Ned Kelly and his Gang of Outlaws
This last robbery would prove to be Ned’s overall undoing. Alex Fitzpatrick took a warrant of arrest to Ned’s home, intending to arrest him for stealing the eleven horses in 1877. A scuffle ensued in which Alex was wounded by gunshot, and although stories differ, all of them end with Ned Kelly seizing officer Fitzpatrick’s firearm. An accusation of attempted murder was levied against Ned and his friends, and Williamson, Skillion and Ellen Kelly were charged with aiding and abetting attempted murder and subsequently arrested. Skillion and Williamson both received sentences of six years hard labour, and Ellen, who at the time was nursing a newborn, was sentenced with three years hard labour. Contemporaries at the time considered this to have been a very severe sentence compared to the charges that had been levied against them.

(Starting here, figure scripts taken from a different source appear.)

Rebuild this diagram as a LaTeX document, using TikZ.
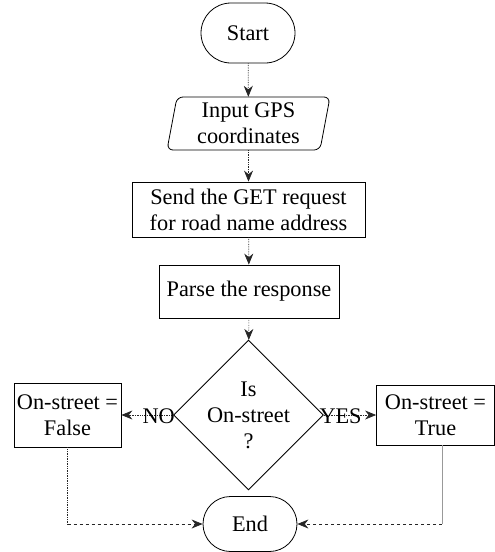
\documentclass[tikz,border=0pt]{standalone}
\usepackage{fontspec}
\setmainfont{Liberation Serif}
\usetikzlibrary{shapes.geometric,shapes.misc,arrows.meta}
\begin{document}
\begin{tikzpicture}[x=1pt,y=-1pt,
  every node/.style={font=\fontsize{22.3}{26}\selectfont, align=center, inner sep=0pt},
  term/.style={draw, rounded rectangle, line width=0.8pt},
  box/.style={draw, rectangle, line width=0.8pt},
  dec/.style={draw, diamond, line width=0.8pt, minimum width=133pt, minimum height=136pt},
  flow/.style={-{Stealth[length=11pt,width=9pt]}, densely dotted, line width=0.7pt, draw=black!85},
  back/.style={-{Stealth[length=11pt,width=9pt]}, dashed, line width=0.7pt, draw=black!85},
  lbl/.style={font=\fontsize{22.3}{26}\selectfont}
]
\useasboundingbox (0,0) rectangle (495,552);
\node[term, minimum width=94pt, minimum height=60pt] (start) at (248,33) {Start};
\node[minimum width=150pt, minimum height=53pt] (input) at (248.5,123.5) {Input GPS\\coordinates};
\draw[line width=0.8pt, rounded corners=6pt] (177,97) -- (330,97) -- (320,150) -- (167,150) -- cycle;
\node[box, minimum width=233pt, minimum height=55pt] (send) at (248.5,209.5) {Send the GET request\\for road name address};
\node[box, minimum width=180pt, minimum height=53pt] (parse) at (249,291.5) {Parse the response};
\node[dec] (dec) at (248.5,415) {Is\\On-street\\?};
\node[box, minimum width=107pt, minimum height=64pt] (false) at (67.5,415) {On-street =\\False};
\node[box, minimum width=118pt, minimum height=60pt] (true) at (435.5,415) {On-street =\\True};
\node[term, minimum width=94pt, minimum height=55pt] (end) at (250,524) {End};
\coordinate (fc) at (false.south |- end.west);
\coordinate (tc) at (442,524);
\draw[flow] (start) -- (input);
\draw[flow] (input) -- (send);
\draw[flow] (send) -- (parse);
\draw[flow] (parse) -- (dec);
\draw[flow] (dec.west) -- node[lbl, above=-9pt, pos=0.28] (no) {NO} (false.east);
\draw[flow] (dec.east) -- node[lbl, above=-9pt, pos=0.32] (yes) {YES} (true.west);
\draw[densely dotted, line width=0.7pt, draw=black!85] (false.south) -- (fc);
\draw[back] (fc) -- (end.west);
\draw[line width=0.7pt, draw=black!40] (true.south -| tc) -- (tc);
\draw[back] (tc) -- (end.east);
\end{tikzpicture}
\end{document}
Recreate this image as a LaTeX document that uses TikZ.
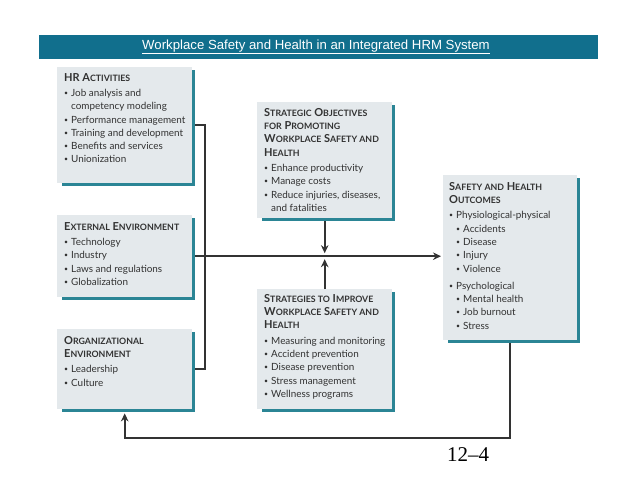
\documentclass[tikz,border=0pt]{standalone}
\usepackage{fontspec}
\setmainfont{Lato}
\newfontfamily\arialf{Liberation Sans}
\newfontfamily\timesf{Liberation Serif}
\usetikzlibrary{arrows.meta,calc}
\definecolor{banner}{RGB}{17,111,141}
\definecolor{boxfill}{RGB}{228,233,236}
\definecolor{shadowc}{RGB}{43,133,149}
\definecolor{txtc}{RGB}{50,50,50}
\definecolor{linec}{RGB}{51,51,51}
\newcommand\fsc[1]{{\fontsize{8.8}{9}\selectfont #1}}
\newcommand\hd[1]{{\fontsize{11}{13.3}\selectfont\bfseries #1}}
\newcommand\bl{\makebox[7pt][l]{\raisebox{0.2ex}{\scalebox{0.7}{•}}}}
\newcommand\ind{\hspace*{7pt}}
\newcommand\hrbox[5]{%
  \fill[shadowc] (#2+5,#3+3) rectangle (#2+#4+3,#3+#5+3);
  \node[box, minimum width=#4pt, minimum height=#5pt] (#1) at (#2,#3) {};
}
\begin{document}
\begin{tikzpicture}[x=1pt,y=-1pt,
  box/.style={fill=boxfill, draw=none, anchor=north west, inner sep=0pt},
  txt/.style={anchor=north west, inner sep=0pt, align=left, font=\fontsize{9.9}{13.3}\selectfont, text=txtc},
  conn/.style={draw=linec, line width=2pt},
  arr/.style={conn, -{Stealth[length=8pt,width=7.5pt]}}]
\useasboundingbox (0,0) rectangle (638,479);
\fill[white] (0,0) rectangle (638,479);
\node[fill=banner, minimum width=559pt, minimum height=24pt, inner sep=0pt, anchor=north west] (ban) at (39,35) {};
\node[font=\arialf\fontsize{13.2}{14}\selectfont, text=white] (title) at (316,47) {\underline{Workplace Safety and Health in an Integrated HRM System}};

\hrbox{hr}{57}{67}{135}{116}
\hrbox{ext}{57}{215}{135}{82}
\hrbox{org}{57}{329}{135}{80}
\hrbox{so}{257}{102}{135}{116}
\hrbox{st}{257}{289}{135}{120}
\hrbox{out}{443}{175}{134}{165}

\node[txt] (hrt) at ($(hr.north west)+(7,6)$) {\hd{HR A\fsc{CTIVITIES}}\\[2pt]
\bl Job analysis and\\
\ind competency modeling\\
\bl Performance management\\
\bl Training and development\\
\bl Benefits and services\\
\bl Unionization};

\node[txt] (extt) at ($(ext.north west)+(7,7)$) {\hd{E\fsc{XTERNAL} E\fsc{NVIRONMENT}}\\[2pt]
\bl Technology\\
\bl Industry\\
\bl Laws and regulations\\
\bl Globalization};

\node[txt] (orgt) at ($(org.north west)+(7,7)$) {\hd{O\fsc{RGANIZATIONAL}}\\
\hd{E\fsc{NVIRONMENT}}\\[2pt]
\bl Leadership\\
\bl Culture};

\node[txt] (sot) at ($(so.north west)+(7,6)$) {\hd{S\fsc{TRATEGIC} O\fsc{BJECTIVES}}\\
\hd{\fsc{FOR} P\fsc{ROMOTING}}\\
\hd{W\fsc{ORKPLACE} S\fsc{AFETY AND}}\\
\hd{H\fsc{EALTH}}\\[2pt]
\bl Enhance productivity\\
\bl Manage costs\\
\bl Reduce injuries, diseases,\\
\ind and fatalities};

\node[txt] (stt) at ($(st.north west)+(7,5)$) {\hd{S\fsc{TRATEGIES TO} I\fsc{MPROVE}}\\
\hd{W\fsc{ORKPLACE} S\fsc{AFETY AND}}\\
\hd{H\fsc{EALTH}}\\[2pt]
\bl Measuring and monitoring\\
\bl Accident prevention\\
\bl Disease prevention\\
\bl Stress management\\
\bl Wellness programs};

\node[txt] (outt) at ($(out.north west)+(6,7)$) {\hd{S\fsc{AFETY AND} H\fsc{EALTH}}\\
\hd{O\fsc{UTCOMES}}\\[2pt]
\bl Physiological-physical\\
\ind\bl Accidents\\
\ind\bl Disease\\
\ind\bl Injury\\
\ind\bl Violence\\[4pt]
\bl Psychological\\
\ind\bl Mental health\\
\ind\bl Job burnout\\
\ind\bl Stress};

\draw[conn] ($(hr.east)+(3,0)$) -| ($(org.east)+(13,0)$) -- ($(org.east)+(3,0)$);
\draw[arr, shorten >=2pt] ($(ext.east)+(3,0)$) -- (ext.east -| out.west);
\draw[arr, shorten >=3pt] ($(so.south)+(0,3)$) -- (so.south |- ext.east);
\draw[arr, shorten >=3pt] (st.north) -- (st.north |- ext.east);
\draw[arr, shorten >=1pt] ($(out.south)+(0,3)$) -- ++(0,95) -| ($(org.south)+(0,3)$);

\node[font=\timesf\fontsize{21}{21}\selectfont, text=black] (pg) at (468,455) {12–4};
\end{tikzpicture}
\end{document}
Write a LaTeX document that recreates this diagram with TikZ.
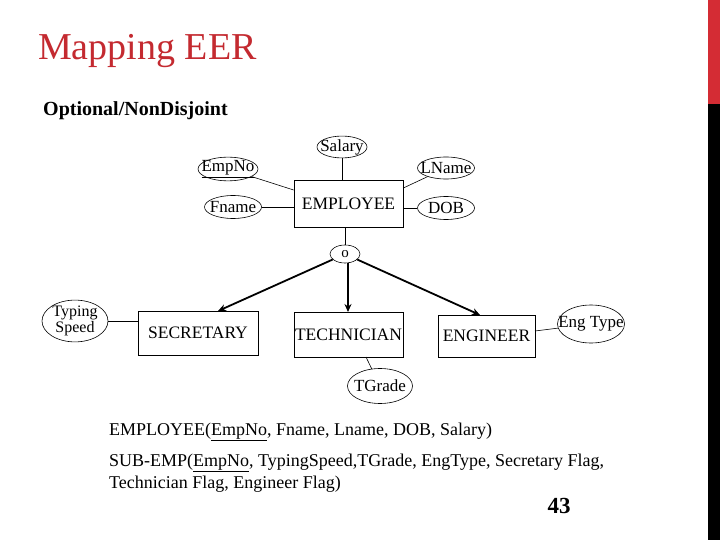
\documentclass[tikz,border=0pt]{standalone}
\usepackage{fontspec}
\setmainfont{Liberation Serif}
\usetikzlibrary{shapes.geometric,arrows.meta}
\definecolor{titlered}{RGB}{196,42,48}
\definecolor{barred}{RGB}{212,44,52}
\tikzset{
  ent/.style={draw, line width=0.7pt, inner sep=0pt, font=\fontsize{17.5}{18}\selectfont},
  attr/.style={draw, ellipse, line width=0.6pt, inner sep=0pt, font=\fontsize{17}{18}\selectfont},
  conn/.style={line width=0.6pt},
  isa/.style={line width=1.8pt, -{Stealth[length=8pt,width=7pt]}},
  body/.style={anchor=west, inner sep=0pt, font=\fontsize{18}{20}\selectfont}
}
\begin{document}
\begin{tikzpicture}[x=1pt,y=-1pt]
\useasboundingbox (0,0) rectangle (720,540);
\fill[white] (0,0) rectangle (720,540);
% side bar
\fill[barred] (708,0) rectangle (720,104);
\fill[black] (708,104) rectangle (720,540);
% title
\node[anchor=base west, inner sep=0pt, text=titlered, font=\fontsize{38}{40}\selectfont] (title) at (38,60) {Mapping EER};
\node[anchor=west, inner sep=0pt, font=\bfseries\fontsize{20}{20}\selectfont] (sub) at (43,111) {Optional/NonDisjoint};
% entities
\node[ent, minimum width=109pt, minimum height=47pt] (emp) at (348.5,203.5) {EMPLOYEE};
\node[ent, minimum width=120pt, minimum height=44pt] (sec) at (198,333) {SECRETARY};
\node[ent, minimum width=109pt, minimum height=45pt] (tech) at (348.5,334.5) {TECHNICIAN};
\node[ent, minimum width=97pt, minimum height=42pt] (eng) at (486.5,336) {ENGINEER};
% attributes
\node[attr, minimum width=50pt, minimum height=21pt] (salary) at (342,147) {\makebox[0pt]{Salary}};
\node[attr, minimum width=60pt, minimum height=22pt] (empno) at (228,169) {\makebox[0pt]{\underline{EmpNo}}};
\node[attr, minimum width=57pt, minimum height=22pt] (lname) at (446,168) {\makebox[0pt]{LName}};
\node[attr, minimum width=57pt, minimum height=23pt] (fname) at (233,207) {\makebox[0pt]{Fname}};
\node[attr, minimum width=57pt, minimum height=23pt] (dob) at (446,208) {\makebox[0pt]{DOB}};
\node[attr, minimum width=30pt, minimum height=18pt, font=\fontsize{15}{16}\selectfont] (o) at (345,254) {o};
\node[attr, minimum width=66pt, minimum height=34pt, align=center, font=\fontsize{16}{13}\selectfont] (typ) at (75,321) {Typing\\Speed};
\node[attr, minimum width=67pt, minimum height=38pt] (engt) at (591,324) {\makebox[0pt]{Eng Type}};
\node[attr, minimum width=65pt, minimum height=35pt] (tgr) at (380,386) {\makebox[0pt]{TGrade}};
% attribute connectors
\draw[conn] (salary) -- (emp.north -| salary);
\draw[conn] (empno) -- (emp.north west |- 0,190);
\draw[conn] (fname) -- (emp.west |- fname);
\draw[conn] (lname) -- (emp.north east |- 0,188);
\draw[conn] (dob) -- (emp.east |- dob);
\draw[conn] (typ) -- (sec.west |- typ);
\coordinate (engr) at (535,331);
\draw[conn] (engr) -- (engt);
\coordinate (techb) at (366,357);
\draw[conn] (techb) -- (tgr);
% specialization
\draw[conn] (emp.south -| o) -- (o);
\coordinate (secin) at (218,311);
\coordinate (techin) at (348,312);
\coordinate (engin) at (480,315);
\draw[isa] (o) -- (secin);
\draw[isa] (o.south -| techin) -- (techin);
\draw[isa] (o) -- (engin);
% relations
\node[body] (r1) at (109,432) {EMPLOYEE(\underline{EmpNo}, Fname, Lname, DOB, Salary)};
\node[body] (r2) at (109,463) {SUB-EMP(\underline{EmpNo}, TypingSpeed,TGrade, EngType, Secretary Flag,};
\node[body] (r3) at (109,484) {Technician Flag, Engineer Flag)};
\node[inner sep=0pt, font=\bfseries\fontsize{23}{24}\selectfont] (num) at (559,506) {43};
\end{tikzpicture}
\end{document}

After this, Ned and Dan became outlaws, and the Kelly gang emerged out of their friends and sympathisers. During this time they were involved in multiple shootouts with police, received a bounty of £800 for their arrest (later £8000, the highest in bushranging history), a bank robbery known as the Eurora raid, and for a time they even took over the Jerilderie police station before robbing the Jerilderie bank. Then in 1880 came the fatefall final standoff in Glenrowan. The gang had decided to murder a contingent of police officers and Aaron Sheritt, a police informer about the actions of the Kelly gang, and a neighbour of Joe Byrne, one of the first members of the Kelly gang alongside Ned and Dan. After taking over the railway station, the gang used the Ann Jones Inn and the station master’s home to gather hostages. Intending to await a train to arrive with their target, they gathered 62 hostages – including plants to help contain the situation – but the train did not arrive on time. Just when the Kellys had decided to release their hostages, the train load of police officers arrived. Several hostages were injured or killed during the conflict, and the firefight continued into the night and into the following day. By afternoon, the officer in charge decided to burn the gang out of the inn, killing Dan and Hart in the blaze. Byrne had been killed earlier in the firefight, and Ned Kelly himself was arrested. Ned was put on trial, and despite a petition for clemency with over 32,000 signatures, he was soon convicted of murdering a police officer, and executed.
Most of this history is contentious, if only because multiple differing narratives of the events exist with some vilifying Ned and others vilifying the police, in particular the actions of Alex Fitzpatrick and the overzealous court, however despite the differing versions of events many of the key points remain intact. Of course, there remains a little bit of legend. Dan Kelly and Steve Hart were burned beyond recognition in the fire that levelled Anne Jones’s inn, which naturally opened up theories that the bodies found belonged to other people and that they somehow survived and escaped. The most popular story claims that they both wound up in South Africa and fought in the First Boer War.
Becoming an Australian Icon
Even before his death books, pamphlets and articles in both newspapers and magazines glorified him as an Australian hero. Many of the earliest printings portrayed him as a hero who robbed the rich and gave to the poor, while others condemned him as a criminal rampaging around Victoria preying on both banks and travellers. Almost from the outset Ned Kelly became embedded in Australian memory as a divisive yet near mythic figure. In 1906, only 26 years after his death, he became the central character in the first ever sixty minute movie, titled “The Story of the Kelly Gang”, and then became the central character in three more movies over the next 20 years, alongside many more over the subsequent decades. Most recently in the early 2000s, Peter Carey’s book, True History of the Kelly Gang, a fictional story detailing the life of Ned Kelly, won the Booker Prize and Heath Ledger starred in the 2003 dramatic retelling entitled Ned Kelly.
However, despite all the glorification there was pushback. Between 1880 and 1960, the government – in particular Victoria police – treated the Ned Kelly story with contempt. This only changed in the 1960s after matters of Australian independence and a need for a national identity outside of British cultures came to the forefront and Ned Kelly became the perfect example of Australian rebellious culture.
Where to go to experience Ned Kelly today
Possibly the first place to visit would be Glenrowan, which has a dedicated tourist centre to the Kelly gang alongside a number of fibreglass figurines depicting the final showdown between the police and the Kelly Gang. Another is Stringybark where tourists can visit the Kelly Tree, Beechworth, which has been maintained as a historic town, and Beveridge where what remains of Ned’s boyhood home can still be found. Another popular location that feeds into the Ned Kelly legend is the museum in Benalla where a long green sash was awarded to Ned for saving a young boy from drowning – a sash which he wore during his final battle at Glenrowan. However perhaps the most accessible and notable stop on a Ned Kelly tour would be the Old Melbourne Gaol, complete with Ned’s cell, the trapdoor where he was hung, and an original suit of armour worn by one of the gang. All of these can be found on the Ned Kelly Trail.